36-16.2-1. Longevity payments — Quasi public employees.

  1. Beginning on July 1, 2011, notwithstanding any rule, regulation, or provision of the public laws or general laws to the contrary, there shall be no further longevity increases for employees of the quasi-public corporations; provided, however, for employees with longevity provisions pursuant to a collective bargaining agreement in effect on June 1, 2011, longevity increases shall cease beginning on July 1, 2011, or beginning upon the expiration of the applicable collective bargaining agreement, whichever occurs later. To the extent an employee has previously accrued longevity payments, the amount of the longevity payment earned by the employee for the last pay period in June, 2011 shall be added to the employee’s base salary as of June 30, 2011, or in the case of an employee with longevity provisions pursuant to a collective bargaining agreement in effect on June 1, 2011, the amount of the longevity payment earned by the employee for the latter of the last pay period in June or the last pay period prior to the expiration of the applicable collective bargaining agreement shall be added to the employee’s base salary as of June 30, 2011 or upon the expiration of the applicable collective bargaining agreement, whichever occurs later.
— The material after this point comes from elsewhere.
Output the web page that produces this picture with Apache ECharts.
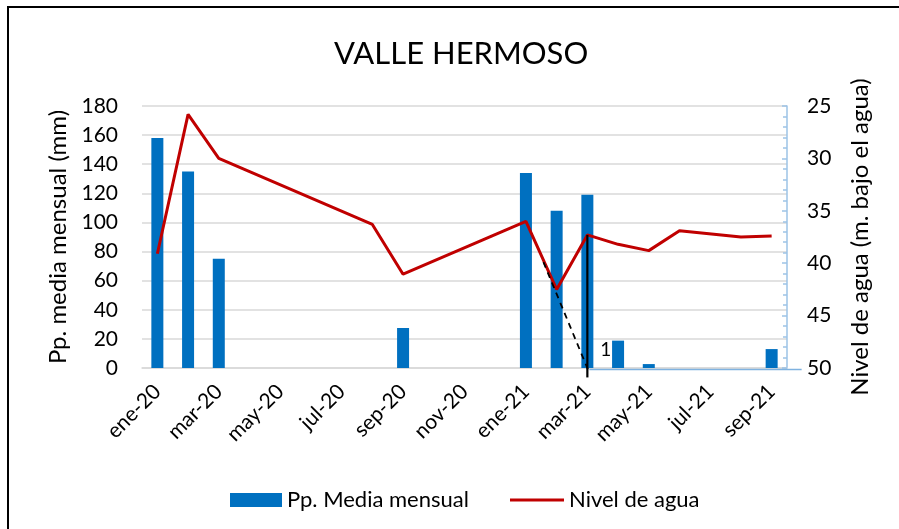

  2. For purposes of this section “quasi-public corporation” means a body corporate and politic acting as a public corporation, which has been organized pursuant to law and granted certain powers, rights and privileges by the general laws, while exhibiting a distinct legal existence from the state, and not constituting a department of the state government, in order to perform a governmental function.

History of Section. P.L. 2011, ch. 151, art. 8, § 6.